Find each line containing the string "that" and return it.

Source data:
** Begin **

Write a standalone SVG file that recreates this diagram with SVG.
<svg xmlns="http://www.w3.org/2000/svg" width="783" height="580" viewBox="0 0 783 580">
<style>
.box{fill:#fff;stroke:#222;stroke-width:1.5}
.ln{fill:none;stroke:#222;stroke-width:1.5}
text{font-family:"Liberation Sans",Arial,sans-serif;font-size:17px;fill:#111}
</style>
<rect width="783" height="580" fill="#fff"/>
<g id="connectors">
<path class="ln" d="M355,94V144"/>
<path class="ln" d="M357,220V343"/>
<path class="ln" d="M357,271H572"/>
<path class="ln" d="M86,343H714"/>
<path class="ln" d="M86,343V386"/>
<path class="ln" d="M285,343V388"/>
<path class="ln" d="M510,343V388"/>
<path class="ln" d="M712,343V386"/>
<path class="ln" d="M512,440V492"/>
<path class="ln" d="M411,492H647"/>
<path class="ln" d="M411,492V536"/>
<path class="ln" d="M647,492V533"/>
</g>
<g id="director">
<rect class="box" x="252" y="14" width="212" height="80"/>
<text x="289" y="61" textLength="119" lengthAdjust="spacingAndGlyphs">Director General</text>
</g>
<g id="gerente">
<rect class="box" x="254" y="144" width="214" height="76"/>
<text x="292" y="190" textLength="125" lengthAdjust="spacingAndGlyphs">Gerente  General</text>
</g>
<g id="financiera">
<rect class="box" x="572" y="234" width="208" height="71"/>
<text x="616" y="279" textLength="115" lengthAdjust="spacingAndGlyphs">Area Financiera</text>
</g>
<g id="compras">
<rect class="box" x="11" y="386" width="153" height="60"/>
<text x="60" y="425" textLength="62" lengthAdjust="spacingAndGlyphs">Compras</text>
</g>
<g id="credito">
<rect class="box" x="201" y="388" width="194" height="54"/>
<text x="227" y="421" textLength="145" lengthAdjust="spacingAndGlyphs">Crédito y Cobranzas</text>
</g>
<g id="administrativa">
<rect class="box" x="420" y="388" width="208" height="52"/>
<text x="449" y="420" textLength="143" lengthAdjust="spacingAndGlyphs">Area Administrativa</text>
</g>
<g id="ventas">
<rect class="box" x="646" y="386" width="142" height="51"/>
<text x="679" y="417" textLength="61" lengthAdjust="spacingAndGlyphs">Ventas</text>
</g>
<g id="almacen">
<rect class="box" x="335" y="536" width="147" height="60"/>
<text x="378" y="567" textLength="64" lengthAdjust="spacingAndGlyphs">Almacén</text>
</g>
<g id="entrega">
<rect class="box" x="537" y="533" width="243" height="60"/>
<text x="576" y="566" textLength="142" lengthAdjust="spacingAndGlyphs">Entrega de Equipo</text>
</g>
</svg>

** End **
** Begin **

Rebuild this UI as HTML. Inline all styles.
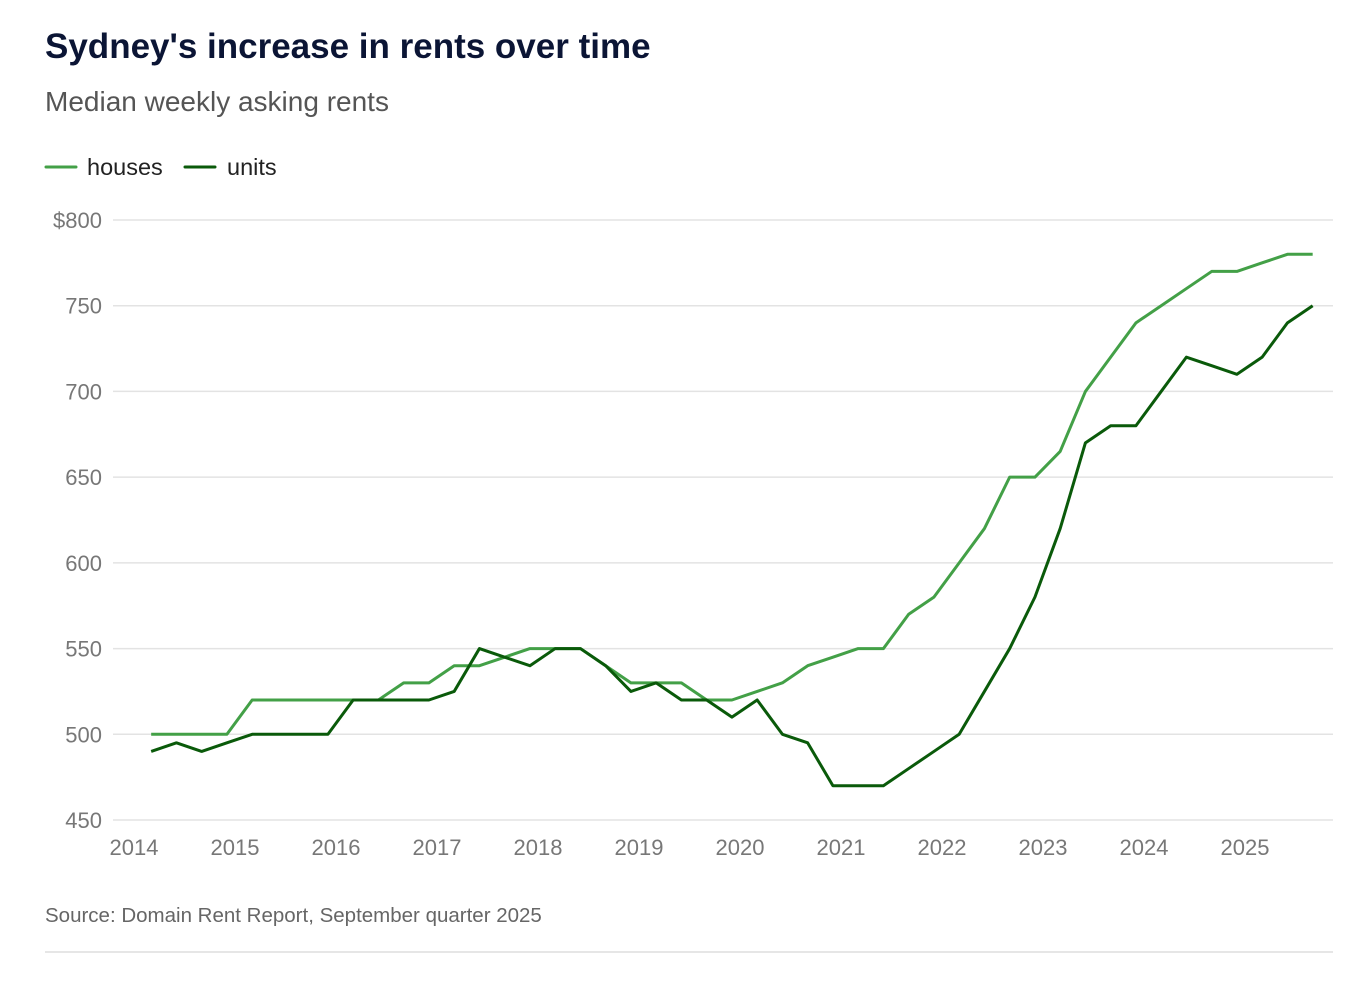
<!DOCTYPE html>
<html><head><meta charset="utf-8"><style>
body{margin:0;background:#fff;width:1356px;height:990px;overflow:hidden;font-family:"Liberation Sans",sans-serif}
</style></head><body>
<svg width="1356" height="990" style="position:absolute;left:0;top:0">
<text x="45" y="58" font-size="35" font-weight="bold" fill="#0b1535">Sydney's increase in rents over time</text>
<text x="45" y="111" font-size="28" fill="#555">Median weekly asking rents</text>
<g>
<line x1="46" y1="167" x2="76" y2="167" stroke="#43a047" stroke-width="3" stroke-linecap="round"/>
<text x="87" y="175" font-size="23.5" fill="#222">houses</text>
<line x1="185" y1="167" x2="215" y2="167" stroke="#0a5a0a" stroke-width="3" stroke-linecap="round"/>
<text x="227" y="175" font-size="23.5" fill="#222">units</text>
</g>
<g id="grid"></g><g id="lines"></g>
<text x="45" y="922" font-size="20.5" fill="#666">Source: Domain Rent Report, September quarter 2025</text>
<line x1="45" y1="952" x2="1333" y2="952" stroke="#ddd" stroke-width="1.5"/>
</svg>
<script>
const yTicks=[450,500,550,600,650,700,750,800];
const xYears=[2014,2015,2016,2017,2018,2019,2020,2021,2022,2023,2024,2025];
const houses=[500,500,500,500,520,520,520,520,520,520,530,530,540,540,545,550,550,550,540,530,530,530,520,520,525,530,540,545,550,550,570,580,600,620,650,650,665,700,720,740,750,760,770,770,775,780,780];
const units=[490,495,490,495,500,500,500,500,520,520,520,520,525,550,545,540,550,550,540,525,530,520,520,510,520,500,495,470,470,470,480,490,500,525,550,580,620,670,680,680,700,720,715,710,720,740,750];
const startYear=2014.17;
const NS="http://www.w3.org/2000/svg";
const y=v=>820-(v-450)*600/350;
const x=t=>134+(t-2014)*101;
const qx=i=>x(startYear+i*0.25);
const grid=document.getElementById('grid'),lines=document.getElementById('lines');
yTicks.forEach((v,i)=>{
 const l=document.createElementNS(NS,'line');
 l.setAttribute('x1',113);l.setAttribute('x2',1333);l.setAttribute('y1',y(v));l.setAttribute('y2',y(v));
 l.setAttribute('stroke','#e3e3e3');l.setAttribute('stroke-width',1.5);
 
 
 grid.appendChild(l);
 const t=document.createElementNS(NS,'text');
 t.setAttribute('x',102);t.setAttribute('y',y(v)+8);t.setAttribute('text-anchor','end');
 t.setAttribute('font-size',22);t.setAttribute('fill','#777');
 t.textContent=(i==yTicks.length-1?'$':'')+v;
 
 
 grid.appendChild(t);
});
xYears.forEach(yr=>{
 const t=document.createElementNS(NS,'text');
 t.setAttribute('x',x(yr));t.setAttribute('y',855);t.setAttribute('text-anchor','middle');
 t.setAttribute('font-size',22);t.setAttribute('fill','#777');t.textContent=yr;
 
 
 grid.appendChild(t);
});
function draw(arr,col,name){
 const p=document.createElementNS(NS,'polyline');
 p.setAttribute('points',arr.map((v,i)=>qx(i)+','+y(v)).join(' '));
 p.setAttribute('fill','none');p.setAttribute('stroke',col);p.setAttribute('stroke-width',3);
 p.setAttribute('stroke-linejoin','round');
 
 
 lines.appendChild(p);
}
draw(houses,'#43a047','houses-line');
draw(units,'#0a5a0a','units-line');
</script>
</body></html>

** End **
** Begin **

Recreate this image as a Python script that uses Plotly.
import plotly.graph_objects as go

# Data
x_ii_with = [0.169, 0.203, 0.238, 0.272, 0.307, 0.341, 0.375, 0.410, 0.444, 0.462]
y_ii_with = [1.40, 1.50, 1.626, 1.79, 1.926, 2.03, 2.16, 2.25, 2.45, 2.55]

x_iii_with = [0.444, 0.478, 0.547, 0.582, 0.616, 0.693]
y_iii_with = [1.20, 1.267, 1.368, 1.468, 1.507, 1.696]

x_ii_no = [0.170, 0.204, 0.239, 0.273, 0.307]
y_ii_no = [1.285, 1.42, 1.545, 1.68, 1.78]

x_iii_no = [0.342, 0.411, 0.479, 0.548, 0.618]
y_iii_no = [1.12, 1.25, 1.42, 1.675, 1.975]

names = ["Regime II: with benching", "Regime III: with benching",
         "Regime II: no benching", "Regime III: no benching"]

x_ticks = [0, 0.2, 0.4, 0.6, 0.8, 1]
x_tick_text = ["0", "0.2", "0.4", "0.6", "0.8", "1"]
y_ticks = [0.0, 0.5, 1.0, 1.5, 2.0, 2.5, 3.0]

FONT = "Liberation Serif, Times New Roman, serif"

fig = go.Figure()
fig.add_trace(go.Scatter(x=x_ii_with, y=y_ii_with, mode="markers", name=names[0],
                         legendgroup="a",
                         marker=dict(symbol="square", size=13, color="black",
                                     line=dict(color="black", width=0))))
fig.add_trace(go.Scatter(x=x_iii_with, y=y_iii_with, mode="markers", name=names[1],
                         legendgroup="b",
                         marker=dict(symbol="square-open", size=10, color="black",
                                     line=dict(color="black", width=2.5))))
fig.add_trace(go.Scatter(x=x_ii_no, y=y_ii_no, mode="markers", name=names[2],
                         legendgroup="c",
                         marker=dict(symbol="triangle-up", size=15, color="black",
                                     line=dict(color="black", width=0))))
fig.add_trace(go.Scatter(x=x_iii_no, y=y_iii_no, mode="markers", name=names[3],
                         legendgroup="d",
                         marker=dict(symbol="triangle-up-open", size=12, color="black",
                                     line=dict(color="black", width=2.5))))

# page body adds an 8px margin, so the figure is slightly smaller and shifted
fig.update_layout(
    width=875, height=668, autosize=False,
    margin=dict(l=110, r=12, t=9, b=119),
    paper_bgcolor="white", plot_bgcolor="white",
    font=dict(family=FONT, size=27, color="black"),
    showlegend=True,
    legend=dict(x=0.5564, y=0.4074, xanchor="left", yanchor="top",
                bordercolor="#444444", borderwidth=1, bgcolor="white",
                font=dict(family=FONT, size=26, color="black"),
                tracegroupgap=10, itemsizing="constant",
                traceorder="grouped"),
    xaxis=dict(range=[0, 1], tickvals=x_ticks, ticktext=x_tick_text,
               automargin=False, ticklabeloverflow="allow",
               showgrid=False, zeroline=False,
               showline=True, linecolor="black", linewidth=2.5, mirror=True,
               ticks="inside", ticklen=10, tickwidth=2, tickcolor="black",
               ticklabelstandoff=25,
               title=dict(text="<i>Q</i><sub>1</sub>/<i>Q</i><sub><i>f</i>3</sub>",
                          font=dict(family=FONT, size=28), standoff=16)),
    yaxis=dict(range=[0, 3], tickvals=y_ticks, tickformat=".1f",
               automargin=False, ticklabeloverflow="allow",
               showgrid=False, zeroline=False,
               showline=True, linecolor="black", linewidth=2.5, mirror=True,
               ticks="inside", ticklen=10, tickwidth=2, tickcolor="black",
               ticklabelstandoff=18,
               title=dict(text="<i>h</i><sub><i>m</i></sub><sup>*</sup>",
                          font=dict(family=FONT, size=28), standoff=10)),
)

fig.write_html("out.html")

** End **

[EXPECTED OUTPUT]
Write a standalone SVG file that recreates this diagram with SVG.
Recreate this image as a Python script that uses Plotly.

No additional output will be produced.